MAT511 homework,         Sept. 10, 2003

1. As we did in class, consider the following axiomatic system describing a system of people and clubs. We are considering a finite, nonempty collection $S$ of people, and want to describe the clubs to which they belong.

   Definition

   A club is a non-empty set of people which satisfies certain axioms as outlined below.

   Definition

   If two clubs have no members in common, they are called conjugate clubs. If $\mathcal{C}$ is our club, we can use $\overline{{\mbox{$\mathcal{C}$}}}$ to denote a club which is conjugate to $\mathcal{C}$.

   Axiom 1

   Every person of $S$ is a member of at least one club. (If $p$ is a person in club $\mathcal{C}$, we can use the notation $p\in{\mbox{$\mathcal{C}$}}$ to express this fact.)

   Axiom 2

   For every pair of people of $S$, there is one and only one club to which they both belong.

   Axiom 3

   For every club, there is one and only one conjugate club. (Note that as a consequence of this axiom, the notation $\overline{{\mbox{$\mathcal{C}$}}}$ is not ambiguous. Without this axiom, $\overline{{\mbox{$\mathcal{C}$}}}$ might refer to two different clubs, or no clubs at all.)

   Using these axioms and definitions, we proved the following

   Theorem 1   Every person of $S$ is a member of at least two clubs.

   Here is how the proof we came up with went, pretty much:

   Proof. Let $p$ be an arbitrary person in $S$. By Axiom 1, there is a $\mathcal{C}$ with $p\in{\mbox{$\mathcal{C}$}}$.

   By Axiom 3, there is another club $\overline{{\mbox{$\mathcal{C}$}}}$ which is conjugate to $\mathcal{C}$. By the definition of conjugate, $p$ is not a member of $\overline{{\mbox{$\mathcal{C}$}}}$, and since clubs are nonempty, there must be some other person $q$ for which $q\in{\mbox{$\overline{{\mbox{$\mathcal{C}$}}}$}}$, and also $q\not\in{\mbox{$\mathcal{C}$}}$.

   Now, by Axiom 2, both $p$ and $q$ must be in some club together, but this is neither $\mathcal{C}$ (since $q\not\in{\mbox{$\mathcal{C}$}}$) nor is it $\overline{{\mbox{$\mathcal{C}$}}}$ (since $p\not\in{\mbox{$\overline{{\mbox{$\mathcal{C}$}}}$}}$). Thus, there is a third club $\mathcal{D}$, with $p\in{\mbox{$\mathcal{D}$}}$. So $p$ is in at least two different clubs, namely $\mathcal{C}$ and $\mathcal{D}$.

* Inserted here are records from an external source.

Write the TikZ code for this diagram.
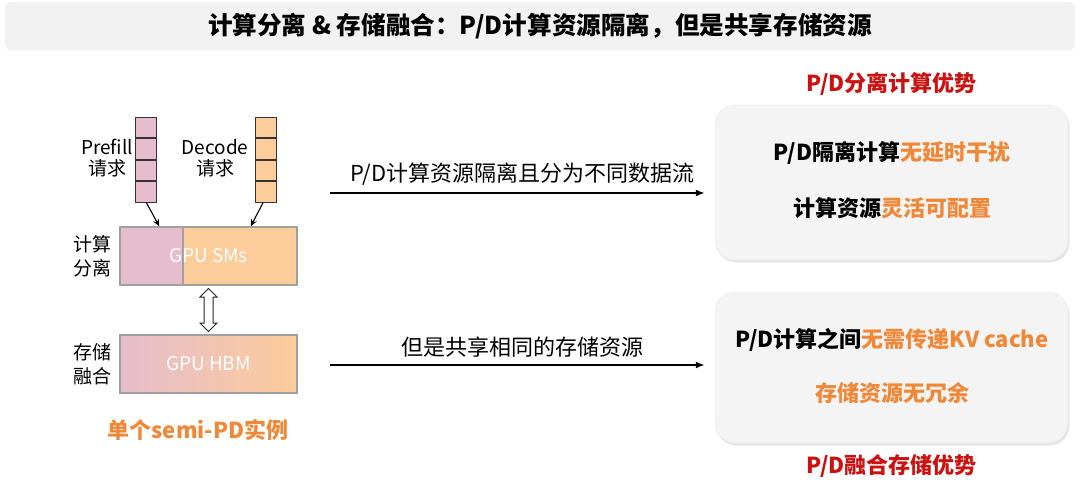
\documentclass[tikz,border=0pt]{standalone}
\usepackage{fontspec}
\setmainfont{Noto Sans CJK SC}
\usetikzlibrary{shapes, arrows.meta, calc, positioning, shadows}
\definecolor{pinkfill}{RGB}{229,189,204}
\definecolor{orangefill}{RGB}{253,204,155}
\definecolor{gpuedge}{RGB}{160,160,160}
\definecolor{hiorange}{RGB}{240,136,56}
\definecolor{hired}{RGB}{204,17,17}
\definecolor{panelgray}{RGB}{244,244,244}
\definecolor{titlegray}{RGB}{242,242,242}
\tikzset{
    titlebar/.style = {fill=titlegray, rounded corners=6pt, minimum width=1070pt, minimum height=48pt,
                       font=\bfseries\fontsize{24.6}{24.6}\selectfont},
    cell/.style = {draw=black!80, line width=0.8pt, minimum width=21pt, minimum height=20.75pt, inner sep=0pt}, % one slot of a request queue
    pcell/.style = {cell, fill=pinkfill},
    dcell/.style = {cell, fill=orangefill},
    reqlabel/.style = {align=center, font=\fontsize{19}{21}\selectfont},
    sidelabel/.style = {align=center, font=\fontsize{19}{24}\selectfont},
    gpu/.style = {draw=gpuedge, line width=1.5pt, minimum width=177pt, minimum height=58pt, inner sep=0pt,
                  text=white, font=\fontsize{19}{19}\selectfont},
    link/.style = {double arrow, draw=black!85, fill=white, line width=1pt, inner xsep=0pt, inner ysep=4pt,
                   minimum height=43pt, double arrow head extend=4pt}, % hollow two-way arrow
    feed/.style = {-{Stealth[length=7pt,width=6pt]}, line width=1.1pt},
    flow/.style = {-{Latex[length=9pt,width=7pt]}, line width=2pt, shorten >=10pt},
    flowlabel/.style = {above=3pt, font=\fontsize{22}{22}\selectfont},
    panel/.style = {rounded corners=20pt, fill=panelgray, draw=black!8, minimum width=353pt,
                    drop shadow={opacity=0.2, shadow xshift=1.5pt, shadow yshift=-2.5pt}},
    gain/.style = {font=\bfseries\fontsize{22}{22}\selectfont},
    headline/.style = {font=\bfseries\fontsize{22}{22}\selectfont, text=hired}
}
\begin{document}
\begin{tikzpicture}[x=1pt, y=-1pt]
  \useasboundingbox[fill=white] (0,0) rectangle (1080,485);
  \node [titlebar] (title) at (540,26) {计算分离 \& 存储融合：P/D计算资源隔离，但是共享存储资源};

  % request queues
  \node [pcell] (p1) at (145.5,127.4) {};
  \node [pcell, below=0pt of p1] (p2) {};
  \node [pcell, below=0pt of p2] (p3) {};
  \node [pcell, below=0pt of p3] (p4) {};
  \node [dcell] (d1) at (266,127.4) {};
  \node [dcell, below=0pt of d1] (d2) {};
  \node [dcell, below=0pt of d2] (d3) {};
  \node [dcell, below=0pt of d3] (d4) {};
  \node [reqlabel] (plab) at (107,158) {Prefill\\请求};
  \node [reqlabel] (dlab) at (215,158) {Decode\\请求};

  % semi-PD instance
  \node [gpu, fill=orangefill,
         path picture={\fill [pinkfill] (path picture bounding box.north west) rectangle ([xshift=63pt]path picture bounding box.south west);
                       \draw [gpuedge, line width=1.5pt] ([xshift=63pt]path picture bounding box.north west) -- ([xshift=63pt]path picture bounding box.south west);}]
        (sms) at (208.5,256) {GPU SMs};
  \node [gpu, left color=pinkfill, right color=orangefill] (hbm) at (208.5,364) {GPU HBM};
  \node [link, rotate=90] (bus) at ($(sms.south)!0.5!(hbm.north)$) {};
  \node [sidelabel, left=4pt of sms] (cmp) {计算\\分离};
  \node [sidelabel, left=4pt of hbm] (mem) {存储\\融合};
  \node [font=\bfseries\fontsize{22}{22}\selectfont, text=hiorange] (inst) at (198,430) {单个semi-PD实例};
  \draw [feed] ([xshift=1pt]p4.south) -- ([xshift=40pt]sms.north west);
  \draw [feed] ([xshift=-3pt]d4.south) -- ([xshift=-47pt]sms.north east);

  % advantages
  \node [panel, minimum height=155pt] (sep) at (891.5,182.5) {};
  \node [gain] (sep1) at (892,153) {P/D隔离计算\textcolor{hiorange}{无延时干扰}};
  \node [gain] (sep2) at (892,208) {计算资源\textcolor{hiorange}{灵活可配置}};
  \node [headline, above=6pt of sep] (septitle) {P/D分离计算优势};
  \node [panel, minimum height=151pt] (mrg) at (891.5,367.5) {};
  \node [gain] (mrg1) at (892,340) {P/D计算之间\textcolor{hiorange}{无需传递KV cache}};
  \node [gain, text=hiorange] (mrg2) at (892,393) {存储资源无冗余};
  \node [headline, below=8pt of mrg] (mrgtitle) {P/D融合存储优势};

  \coordinate (f1) at (330,193);
  \coordinate (f2) at (330,365);
  \draw [flow] (f1) -- (f1 -| sep.west) node [midway, flowlabel] {P/D计算资源隔离且分为不同数据流};
  \draw [flow] (f2) -- (f2 -| mrg.west) node [midway, flowlabel] {但是共享相同的存储资源};
\end{tikzpicture}
\end{document}
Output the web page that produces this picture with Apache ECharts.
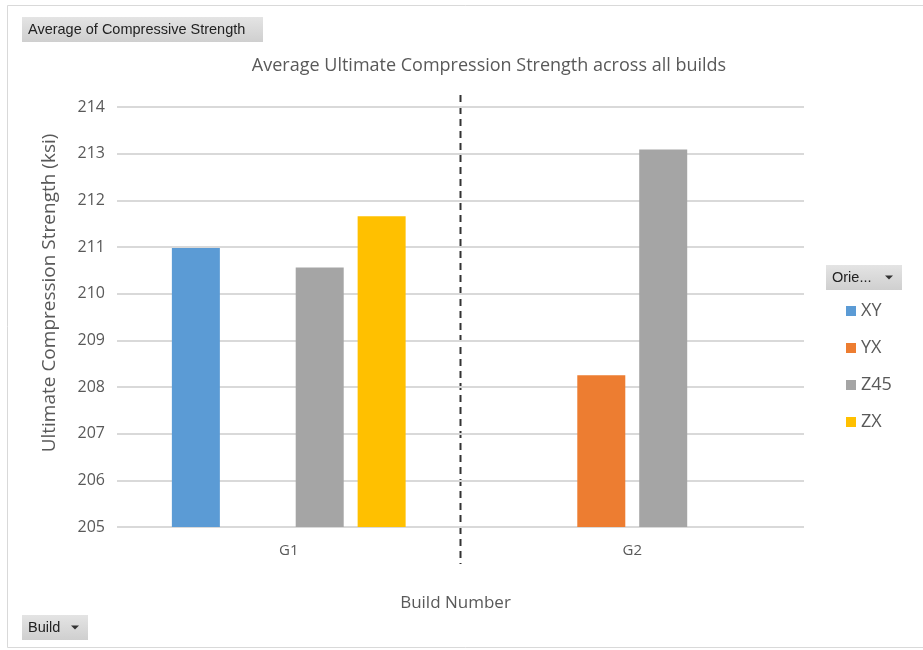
<!DOCTYPE html>
<html>
<head>
<meta charset="utf-8">
<script src="https://cdn.jsdelivr.net/npm/echarts@6/dist/echarts.min.js"></script>
<style>
  html, body { margin: 0; padding: 0; background: #fff; }
  #chart { width: 923px; height: 650px; }
</style>
</head>
<body>
<div id="chart"></div>
<script>
// Builds on the category axis
const builds = ['G1', 'G2'];
// Orientation series (null = no specimens for that build)
const orientations = ['XY', 'YX', 'Z45', 'ZX'];
const xyValues  = [210.98, null];
const yxValues  = [null, 208.25];
const z45Values = [210.56, 213.09];
const zxValues  = [211.66, null];
// Value axis range
const yMin = 205, yMax = 214, yStep = 1;

const colors = ['#5b9bd5', '#ed7d31', '#a5a5a5', '#ffc000'];
const seriesValues = [xyValues, yxValues, z45Values, zxValues];
const FONT = 'Open Sans';
const BTN_FONT = 'Liberation Sans';
const textGray = '#595959';

const chart = echarts.init(document.getElementById('chart'));

function pivotButton(x, y, w, h, label, withArrow) {
  const children = [
    { type: 'rect', shape: { x: 0, y: 0, width: w, height: h },
      style: { fill: new echarts.graphic.LinearGradient(0, 0, 0, 1, [
        { offset: 0, color: '#e4e4e4' }, { offset: 1, color: '#cfcfcf' }]) } },
    { type: 'text', x: 6, y: h / 2,
      style: { text: label, fill: '#222', font: '14.5px ' + BTN_FONT, verticalAlign: 'middle' } }
  ];
  if (withArrow) {
    children.push({ type: 'polygon',
      shape: { points: [[w - 17, h / 2 - 2], [w - 9, h / 2 - 2], [w - 13, h / 2 + 2]] },
      style: { fill: '#333' } });
  }
  return { type: 'group', x: x, y: y, children: children, silent: true };
}

const option = {
  animation: false,
  backgroundColor: '#fff',
  color: colors,
  title: {
    text: 'Average Ultimate Compression Strength across all builds',
    left: 484, top: 52, textAlign: 'center',
    textStyle: { fontFamily: FONT, fontSize: 18, fontWeight: 'normal', color: textGray }
  },
  legend: {
    orient: 'vertical', left: 841, top: 297,
    itemWidth: 10, itemHeight: 10, itemGap: 19,
    icon: 'rect',
    textStyle: { fontFamily: FONT, fontSize: 18, color: textGray },
    data: orientations
  },
  grid: { left: 117, right: 119, top: 107, bottom: 123, containLabel: false },
  xAxis: {
    type: 'category', data: builds,
    name: 'Build Number', nameLocation: 'middle', nameGap: 68,
    nameTextStyle: { fontFamily: FONT, fontSize: 17, color: textGray, padding: [0, 10, 0, 0] },
    axisLine: { show: false }, axisTick: { show: false },
    axisLabel: { fontFamily: FONT, fontSize: 15, color: textGray, margin: 16 }
  },
  yAxis: {
    type: 'value', min: yMin, max: yMax, interval: yStep,
    name: 'Ultimate Compression Strength (ksi)', nameLocation: 'middle', nameGap: 58,
    nameTextStyle: { fontFamily: FONT, fontSize: 19, color: textGray, padding: [0, 0, 0, 48] },
    axisLine: { show: false }, axisTick: { show: false },
    axisLabel: { fontFamily: FONT, fontSize: 16, color: textGray, margin: 12 },
    splitLine: { lineStyle: { color: '#d9d9d9', width: 2 } }
  },
  series: orientations.map((name, i) => ({
    name: name, type: 'bar', data: seriesValues[i],
    barWidth: 48, barGap: '29%'
  })),
  graphic: [
    { type: 'rect', shape: { x: 7.5, y: 5.5, width: 930, height: 642 },
      style: { fill: 'none', stroke: '#d9d9d9', lineWidth: 1 }, silent: true },
    pivotButton(22, 17, 241, 25, 'Average of Compressive Strength', false),
    pivotButton(22, 615, 66, 25, 'Build', true),
    pivotButton(826, 265, 76, 25, 'Orie...', true)
  ]
};
chart.setOption(option);

// Dashed separator midway between the two build categories
const p1 = chart.convertToPixel({ xAxisIndex: 0 }, 0);
const p2 = chart.convertToPixel({ xAxisIndex: 0 }, 1);
const sepX = Math.round((p1 + p2) / 2) - 0.5;
chart.setOption({
  graphic: option.graphic.concat([{
    type: 'line', shape: { x1: sepX, y1: 95, x2: sepX, y2: 564 },
    style: { stroke: '#333', lineWidth: 2, lineDash: [7, 5] }, silent: true
  }])
});
</script>
</body>
</html>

   Since $p$ was chosen arbitrarily in $S$, we have shown that each person in $S$ is a member of at least two clubs. $\qedsymbol$

   You should prove the following three theorems in this system. You can, of course, use things you have already proven in your proofs.

   Theorem 2   Every club contains at least two members.
   Theorem 3   $S$ contains at least four people.
   Theorem 4   There exist at least six different clubs.

2. During the first class, we proved that $\sqrt 2$ is irrational. Write a proof that $\sqrt 3$ is irrational, using a similar argument.

   In case you forgot, what we did was to assume that there was a rational number $p/q$ in lowest terms for which

   $$\left( \frac{p}{q} \right)^2 = 2$$
   and arrived at the conclusion that both $p$ and $q$ are even, contradicting the assumption that $p/q$ were in lowest terms.

3. Section 1.5 in the 4th edition of the text (I passed out xeroxes), problems 2, 5, and 8abc. If you have the 5th edition, this is section 1.6, problems problems 2, 5, and 7abc.

4. §1.6 in 4th edition of the text, problems 1, 3. In the 5th edition, this is section 1.7, problems 1, 3.

I'd like you to try all the problems. If you run short of time, I am most interested in your work on the first two problems. Let me know on your homework sheet how much time this assignment took you, so I can gauge things.